* [WHAT IS REQUIRED] Count every line that has the word "Convert". Give the number, without anything more.

[Rows from a dataset of charts and code]
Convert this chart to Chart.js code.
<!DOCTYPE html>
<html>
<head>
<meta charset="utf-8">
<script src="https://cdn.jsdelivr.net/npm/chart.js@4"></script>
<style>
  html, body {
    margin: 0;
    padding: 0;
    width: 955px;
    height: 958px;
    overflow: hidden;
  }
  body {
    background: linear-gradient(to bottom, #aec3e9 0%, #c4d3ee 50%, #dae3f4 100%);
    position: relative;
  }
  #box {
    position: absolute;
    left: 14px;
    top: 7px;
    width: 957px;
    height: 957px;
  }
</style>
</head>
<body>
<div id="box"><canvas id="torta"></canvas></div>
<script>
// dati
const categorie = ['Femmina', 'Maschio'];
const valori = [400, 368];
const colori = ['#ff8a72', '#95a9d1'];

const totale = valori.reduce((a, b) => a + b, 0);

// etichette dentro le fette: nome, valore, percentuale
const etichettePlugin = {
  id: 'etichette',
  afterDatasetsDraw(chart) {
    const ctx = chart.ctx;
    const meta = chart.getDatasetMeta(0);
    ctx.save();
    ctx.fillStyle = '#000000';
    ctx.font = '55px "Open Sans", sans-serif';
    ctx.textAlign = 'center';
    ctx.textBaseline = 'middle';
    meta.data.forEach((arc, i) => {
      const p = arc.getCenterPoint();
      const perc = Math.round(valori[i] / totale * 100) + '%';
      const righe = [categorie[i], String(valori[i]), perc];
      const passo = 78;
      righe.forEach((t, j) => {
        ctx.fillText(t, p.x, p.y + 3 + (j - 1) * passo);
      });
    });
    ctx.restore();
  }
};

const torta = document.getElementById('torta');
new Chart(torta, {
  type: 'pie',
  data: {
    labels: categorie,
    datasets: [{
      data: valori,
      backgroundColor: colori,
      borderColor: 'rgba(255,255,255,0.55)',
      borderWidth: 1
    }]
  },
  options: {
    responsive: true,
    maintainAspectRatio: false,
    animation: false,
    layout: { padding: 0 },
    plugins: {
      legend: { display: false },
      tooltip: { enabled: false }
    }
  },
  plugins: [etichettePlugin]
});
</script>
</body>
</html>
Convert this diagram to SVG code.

* [FULL ANSWER] 2